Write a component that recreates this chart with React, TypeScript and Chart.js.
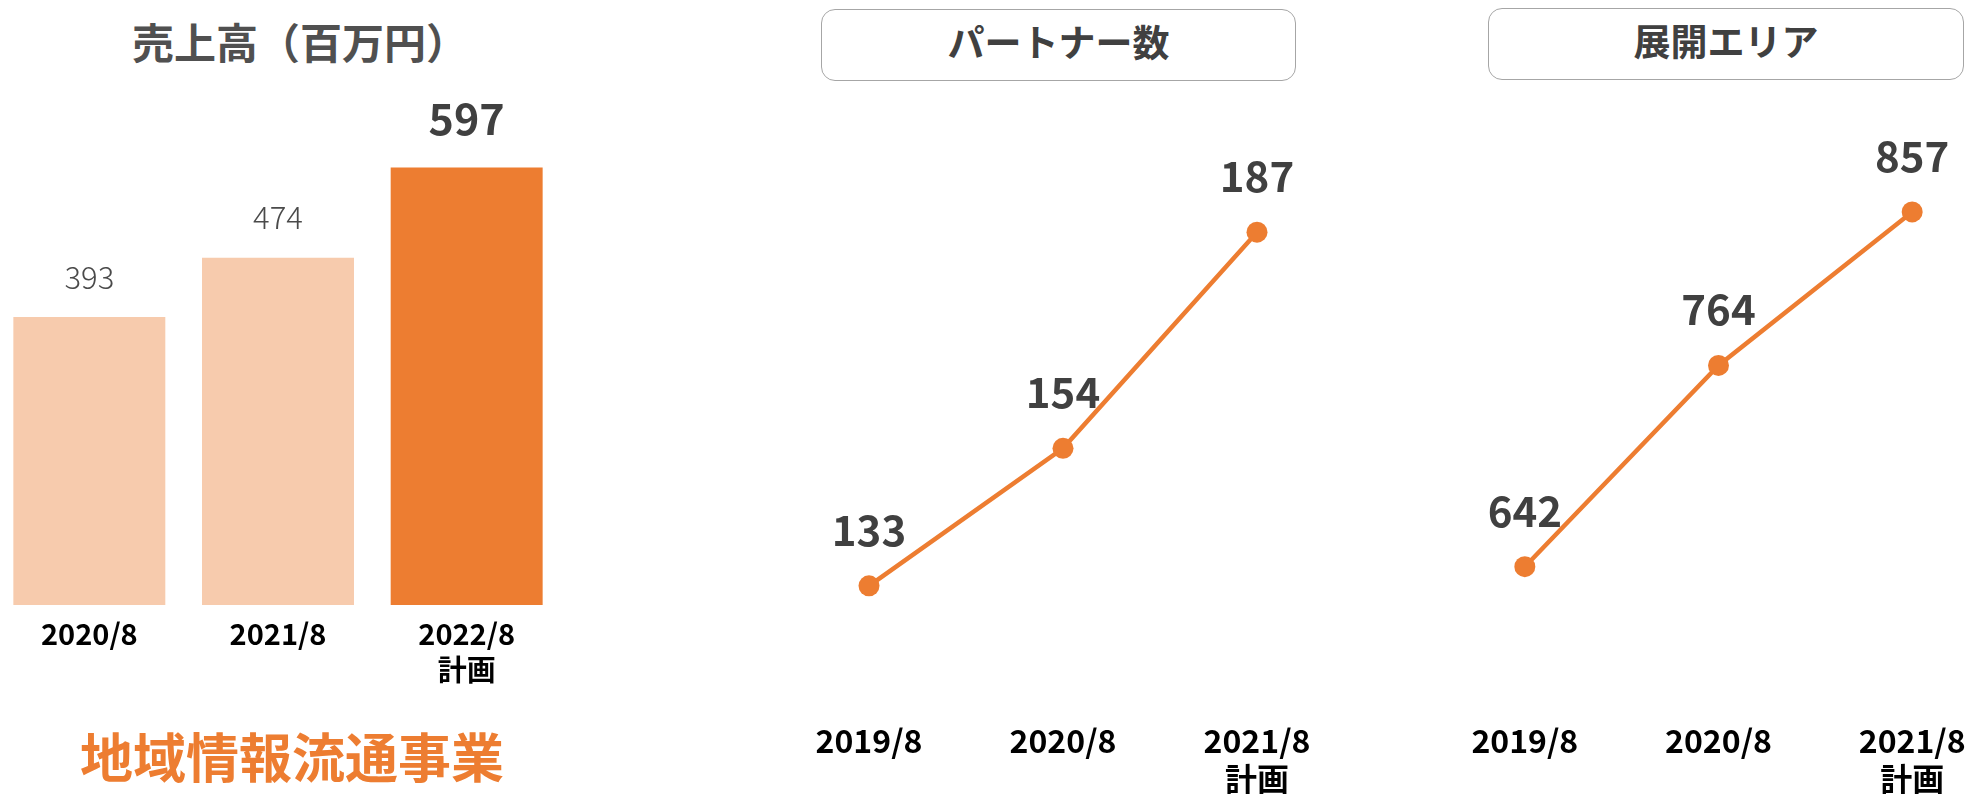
import React, { useEffect, useRef } from "react";
import { Chart, registerables } from "chart.js";

Chart.register(...registerables);

// ---- data ----
const salesCategories: (string | string[])[] = ["2020/8", "2021/8", ["2022/8", "計画"]];
const salesValues = [393, 474, 597];

const partnerCategories: (string | string[])[] = ["2019/8", "2020/8", ["2021/8", "計画"]];
const partnerValues = [133, 154, 187];

const areaCategories: (string | string[])[] = ["2019/8", "2020/8", ["2021/8", "計画"]];
const areaValues = [642, 764, 857];

const salesTitle = "売上高（百万円）";
const partnerTitle = "パートナー数";
const areaTitle = "展開エリア";
const segmentTitle = "地域情報流通事業";

// ---- styles ----
const FONT = '"Noto Sans CJK JP", "Noto Sans", sans-serif';
const ORANGE = "#ED7D31";
const LIGHT_ORANGE = "#F7CBAD";
const DARK_TEXT = "#404040";

type LabelStyle = { size: number; weight: string; color: string; offset: number };

function makeValueLabels(styles: LabelStyle[]) {
  return {
    id: "valueLabels",
    afterDatasetsDraw(chart: any) {
      const ctx = chart.ctx as CanvasRenderingContext2D;
      const meta = chart.getDatasetMeta(0);
      const data = chart.data.datasets[0].data as number[];
      meta.data.forEach((el: any, i: number) => {
        const s = styles[i] ?? styles[0];
        ctx.save();
        ctx.font = `${s.weight} ${s.size}px ${FONT}`;
        ctx.fillStyle = s.color;
        ctx.textAlign = "center";
        ctx.textBaseline = "middle";
        ctx.fillText(String(data[i]), el.x, el.y - s.offset);
        ctx.restore();
      });
    },
  };
}

function xAxis(axisHeight: number, tickLength: number, fontSize: number, lineHeightPx: number) {
  return {
    type: "category" as const,
    offset: true,
    grid: { display: false, drawTicks: true, tickLength },
    border: { display: false },
    ticks: {
      padding: 0,
      color: "#000",
      maxRotation: 0,
      autoSkip: false,
      font: { family: FONT, size: fontSize, weight: "bold" as const, lineHeight: lineHeightPx / fontSize },
    },
    afterFit(scale: any) {
      scale.height = axisHeight;
    },
  };
}

export default function App() {
  const barRef = useRef<HTMLCanvasElement>(null);
  const p1Ref = useRef<HTMLCanvasElement>(null);
  const p2Ref = useRef<HTMLCanvasElement>(null);

  useEffect(() => {
    const charts: Chart[] = [];

    charts.push(
      new Chart(barRef.current!, {
        type: "bar",
        data: {
          labels: salesCategories,
          datasets: [
            {
              data: salesValues,
              backgroundColor: [LIGHT_ORANGE, LIGHT_ORANGE, ORANGE],
              borderWidth: 0,
              categoryPercentage: 1,
              barPercentage: 0.8055,
            },
          ],
        },
        options: {
          responsive: false,
          animation: false,
          layout: { autoPadding: false, padding: { top: 92, left: 0, right: 0, bottom: 0 } },
          plugins: { legend: { display: false }, tooltip: { enabled: false } },
          scales: {
            x: xAxis(189, 11, 29, 36),
            y: { display: false, min: 0, max: 700 },
          },
        },
        plugins: [
          makeValueLabels([
            { size: 31, weight: "300", color: "#4a4a4a", offset: 40 },
            { size: 31, weight: "300", color: "#4a4a4a", offset: 40 },
            { size: 43, weight: "bold", color: DARK_TEXT, offset: 49 },
          ]),
        ],
      })
    );

    const lineDataset = (values: number[]) => ({
      data: values,
      borderColor: ORANGE,
      backgroundColor: ORANGE,
      borderWidth: 4.5,
      pointRadius: 10.5,
      pointBackgroundColor: ORANGE,
      pointBorderWidth: 0,
      tension: 0,
      fill: false,
      clip: false as const,
    });

    const lineLabelStyle: LabelStyle = { size: 42, weight: "600", color: DARK_TEXT, offset: 56 };

    charts.push(
      new Chart(p1Ref.current!, {
        type: "line",
        data: { labels: partnerCategories, datasets: [lineDataset(partnerValues)] },
        options: {
          responsive: false,
          animation: false,
          layout: { autoPadding: false, padding: { top: 147, left: 0, right: 0, bottom: 0 } },
          plugins: { legend: { display: false }, tooltip: { enabled: false } },
          scales: {
            x: xAxis(123, 51, 32, 38),
            y: { display: false, min: 120, max: 200 },
          },
        },
        plugins: [makeValueLabels([lineLabelStyle])],
      })
    );

    charts.push(
      new Chart(p2Ref.current!, {
        type: "line",
        data: { labels: areaCategories, datasets: [lineDataset(areaValues)] },
        options: {
          responsive: false,
          animation: false,
          layout: { autoPadding: false, padding: { top: 141, left: 0, right: 0, bottom: 0 } },
          plugins: { legend: { display: false }, tooltip: { enabled: false } },
          scales: {
            x: xAxis(158, 86, 32, 38),
            y: { display: false, min: 600, max: 900 },
          },
        },
        plugins: [makeValueLabels([lineLabelStyle])],
      })
    );

    return () => charts.forEach((c) => c.destroy());
  }, []);

  const boxStyle = (left: number, top: number, width: number): React.CSSProperties => ({
    position: "absolute",
    left,
    top,
    width,
    height: 72,
    boxSizing: "border-box",
    border: "1.5px solid #a6a6a6",
    borderRadius: 14,
    display: "flex",
    alignItems: "center",
    justifyContent: "center",
    paddingBottom: 8,
    fontFamily: FONT,
    fontWeight: "bold",
    fontSize: 37,
    color: DARK_TEXT,
    lineHeight: 1,
    background: "#fff",
  });

  return (
    <div
      style={{
        position: "absolute",
        left: 0,
        top: 0,
        width: 1975,
        height: 794,
        overflow: "hidden",
        background: "#fff",
        fontFamily: FONT,
      }}
    >
      <div
        style={{
          position: "absolute",
          left: 100,
          top: 20,
          width: 400,
          textAlign: "center",
          fontSize: 42,
          fontWeight: "bold",
          lineHeight: 1,
          color: "#505050",
          whiteSpace: "nowrap",
        }}
      >
        {salesTitle}
      </div>
      <canvas ref={barRef} width={566} height={794} style={{ position: "absolute", left: -5, top: 0 }} />
      <div
        style={{
          position: "absolute",
          left: 42,
          top: 729,
          width: 500,
          textAlign: "center",
          fontSize: 53,
          fontWeight: "bold",
          lineHeight: 1,
          color: ORANGE,
          whiteSpace: "nowrap",
        }}
      >
        {segmentTitle}
      </div>

      <div style={boxStyle(821, 9, 475)}>{partnerTitle}</div>
      <canvas ref={p1Ref} width={582} height={794} style={{ position: "absolute", left: 772, top: 0 }} />

      <div style={boxStyle(1488, 8, 476)}>{areaTitle}</div>
      <canvas ref={p2Ref} width={581} height={794} style={{ position: "absolute", left: 1428, top: 0 }} />
    </div>
  );
}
----------
Copy the data word for word. Pictures do not go in the copy.

> _RESPONSE FOR THIS EXERCISE_
Write a component that recreates this chart with React, TypeScript and Chart.js.
import React, { useEffect, useRef } from "react";
import { Chart, registerables } from "chart.js";

Chart.register(...registerables);

// ---- data ----
const salesCategories: (string | string[])[] = ["2020/8", "2021/8", ["2022/8", "計画"]];
const salesValues = [393, 474, 597];

const partnerCategories: (string | string[])[] = ["2019/8", "2020/8", ["2021/8", "計画"]];
const partnerValues = [133, 154, 187];

const areaCategories: (string | string[])[] = ["2019/8", "2020/8", ["2021/8", "計画"]];
const areaValues = [642, 764, 857];

const salesTitle = "売上高（百万円）";
const partnerTitle = "パートナー数";
const areaTitle = "展開エリア";
const segmentTitle = "地域情報流通事業";

// ---- styles ----
const FONT = '"Noto Sans CJK JP", "Noto Sans", sans-serif';
const ORANGE = "#ED7D31";
const LIGHT_ORANGE = "#F7CBAD";
const DARK_TEXT = "#404040";

type LabelStyle = { size: number; weight: string; color: string; offset: number };

function makeValueLabels(styles: LabelStyle[]) {
  return {
    id: "valueLabels",
    afterDatasetsDraw(chart: any) {
      const ctx = chart.ctx as CanvasRenderingContext2D;
      const meta = chart.getDatasetMeta(0);
      const data = chart.data.datasets[0].data as number[];
      meta.data.forEach((el: any, i: number) => {
        const s = styles[i] ?? styles[0];
        ctx.save();
        ctx.font = `${s.weight} ${s.size}px ${FONT}`;
        ctx.fillStyle = s.color;
        ctx.textAlign = "center";
        ctx.textBaseline = "middle";
        ctx.fillText(String(data[i]), el.x, el.y - s.offset);
        ctx.restore();
      });
    },
  };
}

function xAxis(axisHeight: number, tickLength: number, fontSize: number, lineHeightPx: number) {
  return {
    type: "category" as const,
    offset: true,
    grid: { display: false, drawTicks: true, tickLength },
    border: { display: false },
    ticks: {
      padding: 0,
      color: "#000",
      maxRotation: 0,
      autoSkip: false,
      font: { family: FONT, size: fontSize, weight: "bold" as const, lineHeight: lineHeightPx / fontSize },
    },
    afterFit(scale: any) {
      scale.height = axisHeight;
    },
  };
}

export default function App() {
  const barRef = useRef<HTMLCanvasElement>(null);
  const p1Ref = useRef<HTMLCanvasElement>(null);
  const p2Ref = useRef<HTMLCanvasElement>(null);

  useEffect(() => {
    const charts: Chart[] = [];

    charts.push(
      new Chart(barRef.current!, {
        type: "bar",
        data: {
          labels: salesCategories,
          datasets: [
            {
              data: salesValues,
              backgroundColor: [LIGHT_ORANGE, LIGHT_ORANGE, ORANGE],
              borderWidth: 0,
              categoryPercentage: 1,
              barPercentage: 0.8055,
            },
          ],
        },
        options: {
          responsive: false,
          animation: false,
          layout: { autoPadding: false, padding: { top: 92, left: 0, right: 0, bottom: 0 } },
          plugins: { legend: { display: false }, tooltip: { enabled: false } },
          scales: {
            x: xAxis(189, 11, 29, 36),
            y: { display: false, min: 0, max: 700 },
          },
        },
        plugins: [
          makeValueLabels([
            { size: 31, weight: "300", color: "#4a4a4a", offset: 40 },
            { size: 31, weight: "300", color: "#4a4a4a", offset: 40 },
            { size: 43, weight: "bold", color: DARK_TEXT, offset: 49 },
          ]),
        ],
      })
    );

    const lineDataset = (values: number[]) => ({
      data: values,
      borderColor: ORANGE,
      backgroundColor: ORANGE,
      borderWidth: 4.5,
      pointRadius: 10.5,
      pointBackgroundColor: ORANGE,
      pointBorderWidth: 0,
      tension: 0,
      fill: false,
      clip: false as const,
    });

    const lineLabelStyle: LabelStyle = { size: 42, weight: "600", color: DARK_TEXT, offset: 56 };

    charts.push(
      new Chart(p1Ref.current!, {
        type: "line",
        data: { labels: partnerCategories, datasets: [lineDataset(partnerValues)] },
        options: {
          responsive: false,
          animation: false,
          layout: { autoPadding: false, padding: { top: 147, left: 0, right: 0, bottom: 0 } },
          plugins: { legend: { display: false }, tooltip: { enabled: false } },
          scales: {
            x: xAxis(123, 51, 32, 38),
            y: { display: false, min: 120, max: 200 },
          },
        },
        plugins: [makeValueLabels([lineLabelStyle])],
      })
    );

    charts.push(
      new Chart(p2Ref.current!, {
        type: "line",
        data: { labels: areaCategories, datasets: [lineDataset(areaValues)] },
        options: {
          responsive: false,
          animation: false,
          layout: { autoPadding: false, padding: { top: 141, left: 0, right: 0, bottom: 0 } },
          plugins: { legend: { display: false }, tooltip: { enabled: false } },
          scales: {
            x: xAxis(158, 86, 32, 38),
            y: { display: false, min: 600, max: 900 },
          },
        },
        plugins: [makeValueLabels([lineLabelStyle])],
      })
    );

    return () => charts.forEach((c) => c.destroy());
  }, []);

  const boxStyle = (left: number, top: number, width: number): React.CSSProperties => ({
    position: "absolute",
    left,
    top,
    width,
    height: 72,
    boxSizing: "border-box",
    border: "1.5px solid #a6a6a6",
    borderRadius: 14,
    display: "flex",
    alignItems: "center",
    justifyContent: "center",
    paddingBottom: 8,
    fontFamily: FONT,
    fontWeight: "bold",
    fontSize: 37,
    color: DARK_TEXT,
    lineHeight: 1,
    background: "#fff",
  });

  return (
    <div
      style={{
        position: "absolute",
        left: 0,
        top: 0,
        width: 1975,
        height: 794,
        overflow: "hidden",
        background: "#fff",
        fontFamily: FONT,
      }}
    >
      <div
        style={{
          position: "absolute",
          left: 100,
          top: 20,
          width: 400,
          textAlign: "center",
          fontSize: 42,
          fontWeight: "bold",
          lineHeight: 1,
          color: "#505050",
          whiteSpace: "nowrap",
        }}
      >
        {salesTitle}
      </div>
      <canvas ref={barRef} width={566} height={794} style={{ position: "absolute", left: -5, top: 0 }} />
      <div
        style={{
          position: "absolute",
          left: 42,
          top: 729,
          width: 500,
          textAlign: "center",
          fontSize: 53,
          fontWeight: "bold",
          lineHeight: 1,
          color: ORANGE,
          whiteSpace: "nowrap",
        }}
      >
        {segmentTitle}
      </div>

      <div style={boxStyle(821, 9, 475)}>{partnerTitle}</div>
      <canvas ref={p1Ref} width={582} height={794} style={{ position: "absolute", left: 772, top: 0 }} />

      <div style={boxStyle(1488, 8, 476)}>{areaTitle}</div>
      <canvas ref={p2Ref} width={581} height={794} style={{ position: "absolute", left: 1428, top: 0 }} />
    </div>
  );
}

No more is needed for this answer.